A great follow‑up is: “What if the tree is so deep that recursion risks stack overflow?” One answer is to do the same depth‑first search iteratively using your own stack.

Iterative DFS with an explicit stack

import java.util.Stack;
import javafx.util.Pair; // or your own simple Pair class

class SolutionIterativeDFS {
    public int maxDepth(TreeNode root) {
        if (root == null) {
            return 0;
        }

        // Stack holds (node, depth) pairs
        Stack<Pair<TreeNode, Integer>> stack = new Stack<>();
        stack.push(new Pair<>(root, 1));

        int maxDepth = 0;

        while (!stack.isEmpty()) {
            Pair<TreeNode, Integer> current = stack.pop();
            TreeNode node = current.getKey();
            int depth = current.getValue();

            // Update answer
            if (depth > maxDepth) {
                maxDepth = depth;
            }

            // Push children with depth + 1
            if (node.left != null) {
                stack.push(new Pair<>(node.left, depth + 1));
            }
            if (node.right != null) {
                stack.push(new Pair<>(node.right, depth + 1));
            }
        }

        return maxDepth;
    }
}

This mirrors the recursive logic: the stack now plays the role of the call stack, and each entry tracks “which node” and “what depth we’re at.”
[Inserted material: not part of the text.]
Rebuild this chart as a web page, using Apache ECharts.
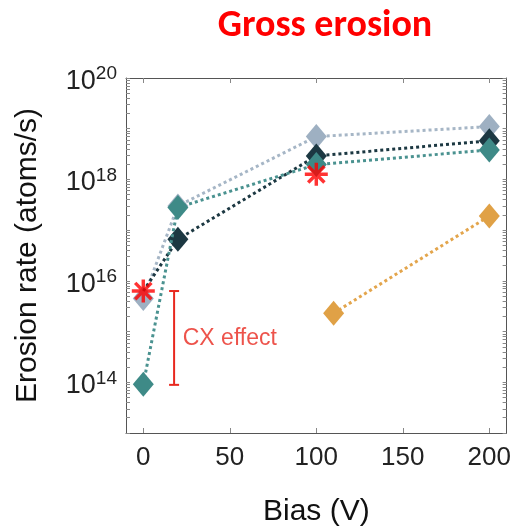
<!DOCTYPE html>
<html>
<head>
<meta charset="utf-8">
<script src="https://cdn.jsdelivr.net/npm/echarts@6/dist/echarts.min.js"></script>
<style>
  html, body { margin: 0; padding: 0; background: #fff; }
  #chart { width: 514px; height: 532px; }
</style>
</head>
<body>
<div id="chart"></div>
<script>
// Bias voltages (V) and erosion rates (atoms/s)
const biasMain = [0, 20, 100, 200];
const rateGrey = [4.5e15, 3.0e17, 7.0e18, 1.1e19];
const rateDark = [6.3e15, 6.6e16, 2.9e18, 5.8e18];
const rateTeal = [9.1e13, 2.8e17, 1.96e18, 3.8e18];
const biasOrange = [110, 200];
const rateOrange = [2.3e15, 1.9e17];
const biasStar = [0, 100];
const rateStar = [6.3e15, 1.26e18];

// CX effect bracket: [bias, upper rate, lower rate]
const cxBar = [17.8, 6.3e15, 8.9e13];
const cxLabel = [22.8, 7.2e14];

// Axis ticks
const xTicks = [0, 50, 100, 150, 200];
const yLabelTicks = [1e14, 1e16, 1e18, 1e20];
const yTicks = [];
for (let e = 13; e <= 20; e++) {
  yTicks.push(Math.pow(10, e));
  if (e < 20) {
    for (let m = 2; m <= 9; m++) yTicks.push(m * Math.pow(10, e));
  }
}

const FONT = "'Liberation Sans', Arial, Helvetica, sans-serif";
const frameColor = '#555';
const tickColor = '#888';

const pairs = (xs, ys) => xs.map((x, i) => [x, ys[i]]);

// eight-armed asterisk marker
const asterisk = 'path://M0 8.5L20 8.5L20 11.5L0 11.5Z' +
  'M8.5 0L11.5 0L11.5 20L8.5 20Z' +
  'M3.99 1.87L18.13 16.01L16.01 18.13L1.87 3.99Z' +
  'M1.87 16.01L16.01 1.87L18.13 3.99L3.99 18.13Z';

function lineSeries(name, xs, ys, color, lineColor, z, hideFirst) {
  return {
    name: name,
    type: 'line',
    data: pairs(xs, ys).map((p, i) =>
      (hideFirst && i === 0) ? { value: p, symbol: 'none' } : p),
    symbol: 'diamond',
    symbolSize: [21, 25],
    itemStyle: { color: color },
    lineStyle: { color: lineColor, width: 3, type: [3, 3] },
    z: z,
    animation: false
  };
}

const chart = echarts.init(document.getElementById('chart'));
chart.setOption({
  animation: false,
  grid: { left: 126, right: 6, top: 78, bottom: 97, containLabel: false },
  graphic: [{
    type: 'text',
    style: {
      text: 'Gross erosion',
      x: 325, y: 26,
      textAlign: 'center',
      textVerticalAlign: 'middle',
      font: "bold 38px Carlito, Lato, 'Open Sans', sans-serif",
      fill: '#ff0000'
    }
  }],
  xAxis: [{
    type: 'value',
    min: -10, max: 210,
    position: 'bottom',
    name: 'Bias (V)',
    nameLocation: 'middle',
    nameGap: 64,
    nameTextStyle: { fontFamily: FONT, fontSize: 30, color: '#111' },
    axisLine: { show: true, onZero: false, lineStyle: { color: frameColor, width: 1 } },
    axisTick: { show: true, inside: true, length: 5, customValues: xTicks, lineStyle: { color: tickColor } },
    axisLabel: { customValues: xTicks, fontFamily: FONT, fontSize: 26, color: '#222', margin: 12 },
    splitLine: { show: false }
  }, {
    type: 'value',
    min: -10, max: 210,
    position: 'top',
    axisLine: { show: true, onZero: false, lineStyle: { color: frameColor, width: 1 } },
    axisTick: { show: true, inside: true, length: 5, customValues: xTicks, lineStyle: { color: tickColor } },
    axisLabel: { show: false },
    splitLine: { show: false }
  }],
  yAxis: [{
    type: 'log',
    logBase: 10,
    min: 1e13, max: 1e20,
    position: 'left',
    name: 'Erosion rate (atoms/s)',
    nameLocation: 'middle',
    nameRotate: 90,
    nameGap: 83,
    nameTextStyle: { fontFamily: FONT, fontSize: 30, color: '#111' },
    splitLine: { show: false },
    axisLine: { show: true, onZero: false, lineStyle: { color: frameColor, width: 1 } },
    axisTick: { show: true, inside: true, length: 4, customValues: yTicks, lineStyle: { color: tickColor } },
    axisLabel: {
      customValues: yLabelTicks,
      margin: 9,
      formatter: function (v) {
        return '{b|10}{e|' + Math.round(Math.log10(v)) + '}';
      },
      rich: {
        b: { fontFamily: FONT, fontSize: 27, color: '#222', padding: [7, 0, 0, 0] },
        e: { fontFamily: FONT, fontSize: 19, color: '#222', padding: [0, 0, 8, 0] }
      }
    }
  }, {
    type: 'log',
    logBase: 10,
    min: 1e13, max: 1e20,
    position: 'right',
    splitLine: { show: false },
    axisLine: { show: true, onZero: false, lineStyle: { color: frameColor, width: 1 } },
    axisTick: { show: true, inside: true, length: 4, customValues: yTicks, lineStyle: { color: tickColor } },
    axisLabel: { show: false }
  }],
  series: [
    lineSeries('grey', biasMain, rateGrey, '#9eb0c2', '#a6b6c6', 2, false),
    lineSeries('dark', biasMain, rateDark, '#1c3842', '#1c3842', 3, true),
    lineSeries('teal', biasMain, rateTeal, '#3e8a87', '#4a9290', 4, false),
    lineSeries('orange', biasOrange, rateOrange, '#e0a146', '#e3a54c', 5, false),
    {
      name: 'measured',
      type: 'scatter',
      data: pairs(biasStar, rateStar),
      symbol: asterisk,
      symbolSize: 23,
      itemStyle: { color: '#ff0000' },
      z: 10
    },
    {
      name: 'cx',
      type: 'custom',
      data: [cxBar],
      dimensions: ['x', 'hi', 'lo'],
      encode: { x: 0, y: [1, 2] },
      z: 6,
      renderItem: function (params, api) {
        const top = api.coord([api.value(0), api.value(1)]);
        const bot = api.coord([api.value(0), api.value(2)]);
        const half = 5;
        const style = { stroke: '#e8281e', lineWidth: 2 };
        return {
          type: 'group',
          children: [
            { type: 'line', shape: { x1: top[0], y1: top[1], x2: bot[0], y2: bot[1] }, style: style },
            { type: 'line', shape: { x1: top[0] - half, y1: top[1], x2: top[0] + half, y2: top[1] }, style: style },
            { type: 'line', shape: { x1: bot[0] - half, y1: bot[1], x2: bot[0] + half, y2: bot[1] }, style: style }
          ]
        };
      }
    },
    {
      name: 'cxText',
      type: 'scatter',
      data: [cxLabel],
      symbolSize: 0,
      label: {
        show: true,
        position: 'right',
        distance: 0,
        formatter: 'CX effect',
        fontFamily: FONT,
        fontSize: 23,
        color: '#e8281e'
      },
      z: 6
    }
  ]
});
</script>
</body>
</html>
How to talk about complexity

• Time: Iterative DFS still visits every node exactly once and does constant work per node, so it runs in O(n) time.

• Space: Iterative DFS uses a stack whose maximum size is proportional to the height h of the tree, so O(h) extra space, just like the recursive version.

In the recursive version, the call stack is hidden inside the runtime.

In the iterative version, we build that stack explicitly, but the time and space story is the same: O(n) time, and O(h) for DFS.